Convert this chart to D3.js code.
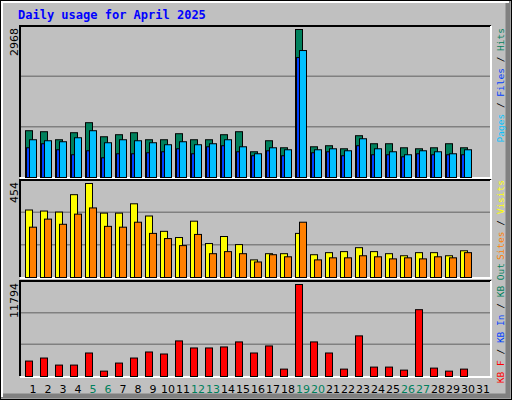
<!DOCTYPE html>
<html><head><meta charset="utf-8">
<script src="https://cdn.jsdelivr.net/npm/d3@7"></script>
<style>body{margin:0;background:#fff}</style>
</head><body>
<div id="chart"></div>
<script>
const days = d3.range(1, 32)
const weekend = [5, 6, 12, 13, 19, 20, 26, 27]
const hits  = [938,918,757,898,1099,817,858,898,757,757,878,757,757,858,918,516,737,596,2968,616,637,576,838,677,677,596,576,596,677,596]
const pages = [757,737,717,797,938,697,757,737,697,657,717,657,677,757,616,476,596,556,2546,556,576,536,777,576,516,456,536,516,476,556]
const files = [596,677,556,456,536,395,476,476,496,516,576,476,616,637,516,436,536,436,2405,496,516,436,637,456,456,415,476,456,456,456]
const visits = [326,321,316,400,454,311,311,356,297,223,193,272,164,198,159,85,115,115,213,110,120,125,144,125,115,105,120,120,105,129]
const sites  = [243,282,257,306,336,247,243,267,213,188,154,208,115,125,115,75,110,100,267,85,95,95,105,100,90,95,90,100,95,120]
const kbytes = [1980,2367,1463,1463,3013,689,1722,2367,3142,2884,4562,3658,3658,3788,4433,3013,3917,947,11794,4433,3013,947,5208,1205,1205,818,8565,1076,689,947]

const W = 512, H = 400
const svg = d3.select("#chart").append("svg").attr("width", W).attr("height", H)
    .style("font-family", "DejaVu Sans Mono")

// background + bevel
svg.append("rect").attr("x", 0).attr("y", 0).attr("width", W).attr("height", H).attr("fill", "#C0C0C0")
svg.append("path").attr("d", `M${W-4},1 V${H-4} H1`).attr("fill", "none").attr("stroke", "#808080").attr("stroke-width", 5)
svg.append("rect").attr("x", 0.5).attr("y", 0.5).attr("width", W - 1).attr("height", H - 1).attr("fill", "none").attr("stroke", "#000")
svg.append("path").attr("d", `M2,${H-3} V2 H${W-3}`).attr("fill", "none").attr("stroke", "#fff").attr("stroke-width", 2)

svg.append("text").attr("x", 18).attr("y", 19).attr("fill", "#0000FF")
    .style("font-size", "12px").style("font-weight", "bold").text("Daily usage for April 2025")

const x = d3.scaleLinear().domain([1, 31]).range([25, 475])
const left = 20, right = 491

const panels = [
  {top: 26, bottom: 177, max: 2968, label: "2968"},
  {top: 180, bottom: 277, max: 454, label: "454"},
  {top: 281, bottom: 376, max: 11794, label: "11794"}
]

panels.forEach(p => {
  p.y = d3.scaleLinear().domain([0, p.max]).range([p.bottom, p.top + 3])
  const g = svg.append("g")
  g.append("rect").attr("x", left).attr("y", p.top).attr("width", right - left).attr("height", p.bottom - p.top)
      .attr("fill", "#C0C0C0")
  const h = p.bottom - p.top
  ;[1, 2].forEach(i => g.append("line").attr("x1", left).attr("x2", right)
      .attr("y1", p.top + h * i / 3).attr("y2", p.top + h * i / 3)
      .attr("stroke", "#808080").attr("stroke-width", 1.5))
  g.append("path").attr("d", `M${left},${p.bottom} V${p.top} H${right}`).attr("fill", "none").attr("stroke", "#000").attr("stroke-width", 2)
  g.append("path").attr("d", `M${left},${p.bottom + 1} H${right} V${p.top}`).attr("fill", "none").attr("stroke", "#fff").attr("stroke-width", 2)
  g.append("text").attr("transform", `translate(18,${p.top + 2}) rotate(-90)`)
      .attr("text-anchor", "end").style("font-size", "11px").style("font-family", "DejaVu Sans").attr("fill", "#000").text(p.label)
})

function bars(panel, data, dx, w, color) {
  svg.append("g").selectAll("rect").data(data).join("rect")
      .attr("x", (d, i) => x(i + 1) + dx + 0.5)
      .attr("y", d => panel.y(d) + 0.5)
      .attr("width", w)
      .attr("height", d => panel.bottom - panel.y(d))
      .attr("fill", color).attr("stroke", "#000").attr("stroke-width", 1)
}
bars(panels[0], hits, 0, 7, "#00805C")
bars(panels[0], files, 1, 3, "#0040FF")
bars(panels[0], pages, 4, 7, "#00C0FF")
bars(panels[1], visits, 0, 7, "#FFFF00")
bars(panels[1], sites, 4, 7, "#FF8000")
bars(panels[2], kbytes, 0, 7, "#FF0000")

// day labels
svg.append("g").selectAll("text").data(days).join("text")
    .attr("x", d => x(d) + 8).attr("y", 393).attr("text-anchor", "middle")
    .style("font-size", "11px").style("font-family", "DejaVu Sans")
    .attr("fill", d => weekend.includes(d) ? "#00805C" : "#000").text(d => d)

// right-side legends (rotated, reading upwards)
function legend(parts, yEnd) {
  const t = svg.append("text").attr("transform", `translate(504,${yEnd}) rotate(-90)`)
      .attr("text-anchor", "end").style("font-size", "9.5px")
  parts.forEach(([s, c]) => t.append("tspan").attr("fill", c).text(s))
}
legend([["Pages", "#00C0FF"], [" / ", "#000"], ["Files", "#0040FF"], [" / ", "#000"], ["Hits", "#00805C"]], 28)
legend([["Sites", "#FF8000"], [" / ", "#000"], ["Visits", "#FFFF00"]], 180)
legend([["KB F", "#FF0000"], [" / ", "#000"], ["KB In", "#0040FF"], [" / ", "#000"], ["KB Out", "#00805C"]], 263)
</script>
</body></html>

····················

WRITTEN INSTRUCTION -
Within the listing above, find every line containing the string "chart" and return it.

COMPLETE RESPONSE -
Convert this chart to D3.js code.
<div id="chart"></div>
const svg = d3.select("#chart").append("svg").attr("width", W).attr("height", H)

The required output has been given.